Sunday, September 23, 2007

Seraphim Falls

The verdict: A slow-burning western, not without it's charm.

The rating: 6/10

'Seraphim Falls' is very marketable movie: it's a beautiful looking western with a great cast, and it's pretty watchable, if a little on the dull side. However, even when the movie was released in Ireland, the country of origin of the movie's two leading men, there was nary a whisper about it. Were Neeson and Brosnan on the Late Late show, and I missed it perhaps? Who knows, but I remember seeing one poster for this movie, and one review on TV, before it sank into obscurity.

Movie marketing just makes no sense to me. At some point in the mogul hierarchy, a decision is made whether to promote a movie or not, and for some reason, the 'Norbit' gets blanket media coverage for a fortnight, and movies like this, and others, such as 'Thank You For Smoking' must rely on word of mouth and peer recommendation to find an audience.

Ok, rant over. This Western is an old-fashioned slow-burning story in three acts that pits Liam Neeson's posse in pursuit of lone wolf Pierce Brosnan. The odds are stacked against Gideon's survival right from the opening moments of the movie, and he must struggle manfully to stay alive. This western is more 'Apocalypto' than 'Unforgiven', but if Gibson's Mayan pursuit movie was a hundred metre dash, this is more like a Winter Olympic biathlon, with the protagonists travelling long distances before stopping every now and again to shoot at each other.

Gradually, over the course of the chase, we learn of a dark secret that bonds these two men. Brosnan's character - and performance - is the more interesting of the two however, as the script is craftily fashioned to engineer the audience's sympathies for him in the first half of the movie, despite our knowledge that he must have done something wrong to be chased so relentlessly by Liam Neeson. I mean come on, that's Oscar Schindler for chrissakes, you've got to really piss him off to make him want to get a posse together!

As the pursuit progresses, we gradually get to know the two men better, as well as the tragic events that have given rise to Neeson's morbid pursuit. This is not a case of good guy chasing bad, but Neeson's motives for revenge are certainly black and white, while Brosnan's character is a little less cut and dry. Later, in the third act, things get more than a little allegorical and symbolic, with Anjelica Huston's appearance in particular resembling a devil at a crossroads, presenting these two men with choices that will ultimately decide their fate.

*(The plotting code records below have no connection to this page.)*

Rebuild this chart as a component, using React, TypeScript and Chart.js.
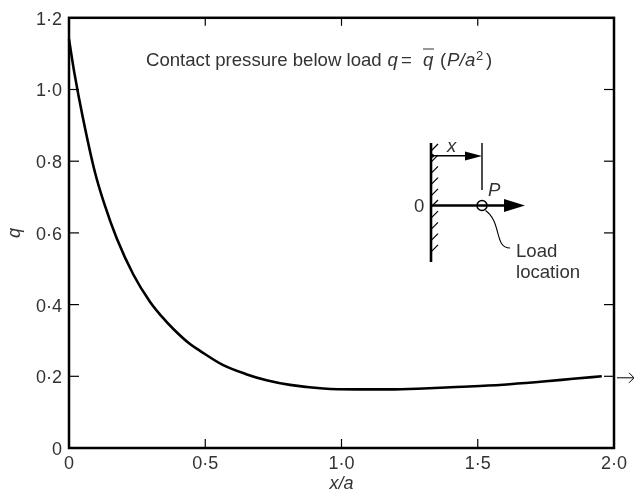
import React, { useEffect, useRef } from "react";
import { Chart, registerables } from "chart.js";

Chart.register(...registerables);

const xValues = [0, 0.02, 0.05, 0.095, 0.13, 0.175, 0.236, 0.297, 0.34, 0.383, 0.444, 0.481, 0.566, 0.65, 0.725, 0.811, 0.933, 1.056, 1.178, 1.3, 1.42, 1.508, 1.618, 1.75, 1.85, 1.955];
const qValues = [1.14, 1.045, 0.925, 0.77, 0.68, 0.585, 0.484, 0.408, 0.367, 0.332, 0.29, 0.271, 0.231, 0.206, 0.189, 0.176, 0.166, 0.1635, 0.1635, 0.166, 0.17, 0.173, 0.178, 0.186, 0.193, 0.2];
const xTicks = [0, 0.5, 1, 1.5, 2];
const yTicks = [0, 0.2, 0.4, 0.6, 0.8, 1, 1.2];

const INK = "#333333";
const FONT = '"Liberation Sans", Arial, sans-serif';
const SIZE = 18;
const NOTE = 18.6;

function fmt(v: number): string {
  if (v === 0) return "0";
  return v.toFixed(1).replace(".", "·");
}

const overlay = {
  id: "overlay",
  afterDatasetsDraw(chart: any) {
    const { ctx, chartArea: a, scales } = chart;
    const { left: L, right: R, top: T, bottom: B } = a;
    const line = (pts: number[][], w: number, col = "#000") => {
      ctx.beginPath();
      ctx.strokeStyle = col;
      ctx.lineWidth = w;
      pts.forEach((p, i) => (i ? ctx.lineTo(p[0], p[1]) : ctx.moveTo(p[0], p[1])));
      ctx.stroke();
    };
    const tri = (pts: number[][]) => {
      ctx.beginPath();
      ctx.fillStyle = "#000";
      pts.forEach((p, i) => (i ? ctx.lineTo(p[0], p[1]) : ctx.moveTo(p[0], p[1])));
      ctx.closePath();
      ctx.fill();
    };
    const text = (s: string, x: number, y: number, size = NOTE, italic = false, align = "left") => {
      ctx.font = `${italic ? "italic " : ""}${size}px ${FONT}`;
      ctx.fillStyle = INK;
      ctx.textAlign = align;
      ctx.textBaseline = "middle";
      ctx.fillText(s, x, y);
    };
    ctx.save();
    // Frame
    ctx.strokeStyle = "#000";
    ctx.lineWidth = 2.5;
    ctx.strokeRect(L, T, R - L, B - T);
    // Inward ticks
    xTicks.slice(1, -1).forEach((v) => {
      const x = scales.x.getPixelForValue(v);
      line([[x, B], [x, B - 9]], 1.2);
      line([[x, T], [x, T + 8]], 1.2);
    });
    yTicks.slice(1, -1).forEach((v) => {
      const y = scales.y.getPixelForValue(v);
      line([[L, y], [L + 10, y]], 1.2);
      line([[R, y], [R - 10, y]], 1.2);
    });
    // Continuation arrow at the right edge
    const yEnd = scales.y.getPixelForValue(0.2) + 1.5;
    line([[R + 3, yEnd], [R + 20, yEnd]], 1);
    line([[R + 15, yEnd - 5], [R + 20, yEnd], [R + 15, yEnd + 5]], 1);
    // Heading
    const hy = 60.5;
    text("Contact pressure below load", 146, hy);
    text("q", 387.5, hy, NOTE, true);
    text("=", 401, hy);
    text("q", 423, hy, NOTE, true);
    line([[423, 49], [434, 49]], 1, INK);
    text("(", 440, hy);
    text("P", 447, hy, NOTE, true);
    text("/", 459.5, hy, NOTE, true);
    text("a", 465, hy, NOTE, true);
    text("2", 476, hy - 4, 13);
    text(")", 486, hy);
    // Inset diagram
    const wx = 431;
    line([[wx, 143], [wx, 262]], 2.6);
    for (let y = 151; y <= 262; y += 11.2) line([[wx, y], [wx + 7, y - 7]], 1.2);
    ctx.beginPath();
    ctx.fillStyle = "#000";
    ctx.arc(wx + 1, 155.7, 2, 0, Math.PI * 2);
    ctx.fill();
    line([[wx, 155.7], [468, 155.7]], 1.4);
    tri([[465, 151.5], [482, 156], [465, 160.5]]);
    line([[482, 143], [482, 190]], 1.4);
    text("x", 447, 147, NOTE, true);
    text("P", 488, 191, NOTE, true);
    text("0", 414, 207, NOTE);
    line([[wx, 205.5], [506, 205.5]], 2.6);
    tri([[504, 199], [525, 205.5], [504, 212]]);
    ctx.beginPath();
    ctx.strokeStyle = "#000";
    ctx.lineWidth = 1.5;
    ctx.arc(482, 205.5, 5, 0, Math.PI * 2);
    ctx.stroke();
    ctx.beginPath();
    ctx.moveTo(485.5, 210.5);
    ctx.bezierCurveTo(502, 222, 494, 248, 510, 248);
    ctx.lineWidth = 1.1;
    ctx.stroke();
    text("Load", 516, 252);
    text("location", 516, 273);
    ctx.restore();
  },
};

export default function App() {
  const ref = useRef<HTMLCanvasElement>(null);
  useEffect(() => {
    document.body.style.margin = "0";
    const chart = new Chart(ref.current!, {
      type: "line",
      data: {
        datasets: [
          {
            data: xValues.map((x, i) => ({ x, y: qValues[i] })),
            borderColor: "#000",
            borderWidth: 2.6,
            pointRadius: 0,
            cubicInterpolationMode: "monotone",
            clip: false,
          },
        ],
      },
      options: {
        responsive: false,
        animation: false,
        layout: { padding: { top: 15, right: 20, left: 0, bottom: 0 } },
        plugins: { legend: { display: false }, title: { display: false }, tooltip: { enabled: false } },
        scales: {
          x: {
            type: "linear",
            min: 0,
            max: 2,
            afterBuildTicks: (s: any) => {
              s.ticks = xTicks.map((value) => ({ value }));
            },
            afterFit: (s: any) => {
              s.height = 44;
            },
            grid: { display: false, drawTicks: false },
            border: { display: false },
            ticks: {
              maxRotation: 0,
              autoSkip: false,
              padding: 5,
              color: INK,
              font: { family: FONT, size: SIZE },
              callback: (v: any) => fmt(Number(v)),
            },
            title: {
              display: true,
              text: "x/a",
              color: INK,
              font: { family: FONT, size: SIZE, style: "italic" },
              padding: { top: 0, bottom: -3 },
            },
          },
          y: {
            type: "linear",
            min: 0,
            max: 1.2,
            afterBuildTicks: (s: any) => {
              s.ticks = yTicks.map((value) => ({ value }));
            },
            afterFit: (s: any) => {
              s.width = 69;
            },
            grid: { display: false, drawTicks: false },
            border: { display: false },
            ticks: {
              autoSkip: false,
              padding: 7,
              labelOffset: 2,
              color: INK,
              font: { family: FONT, size: SIZE },
              callback: (v: any) => fmt(Number(v)),
            },
            title: {
              display: true,
              text: "q",
              color: INK,
              font: { family: FONT, size: SIZE, style: "italic" },
              padding: { top: 4, bottom: 0 },
            },
          },
        },
      } as any,
      plugins: [overlay],
    } as any);
    return () => chart.destroy();
  }, []);
  return <canvas ref={ref} width={634} height={492} style={{ display: "block" }} />;
}
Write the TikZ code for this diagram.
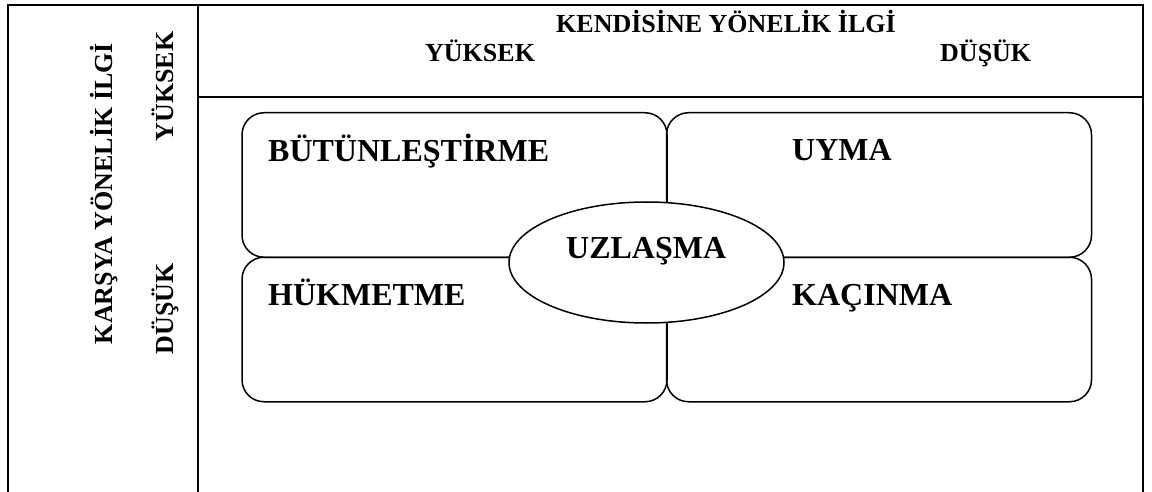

It's a beautiful looking film, and Brosnan is great in the lead role, with Neeson an excellent foil, even if he has relatively less to work with. The script is well constructed for the first two thirds, but jars a little when things start getting all surreal. Strangely, this movie's best moments were those when the characters weren't talking at all, and we're left to fill in the blanks. Some of the best scenes feature Brosnan's character using his survival skills, and there is more than a dash of 'First Blood' in some of his early scenes. However, later, when the back story is revealed in particular, my interest certainly waned a little, and the last third plodded a little for me.

I'm boggled why this movie was dropped by the marketing men, as it's got a lot going for it. Also, with '3:10 To Yuma' doing great business, and the Coen Brother's 'No Country for Old Men' being hailed as their best work in years, there could have been a wave of audience interest in Westerns to ride. As it is, this movie will probably sink to the 'straight-to-dvd' shelves, which is a shame, because it's not that bad. I won't lose too much sleep though, because it's not that great either.

Recommended for fans of the Western genre perhaps, and for those interested in Brosnan's post-Bond career-high performances. The man from Navan is really enjoying himself these days.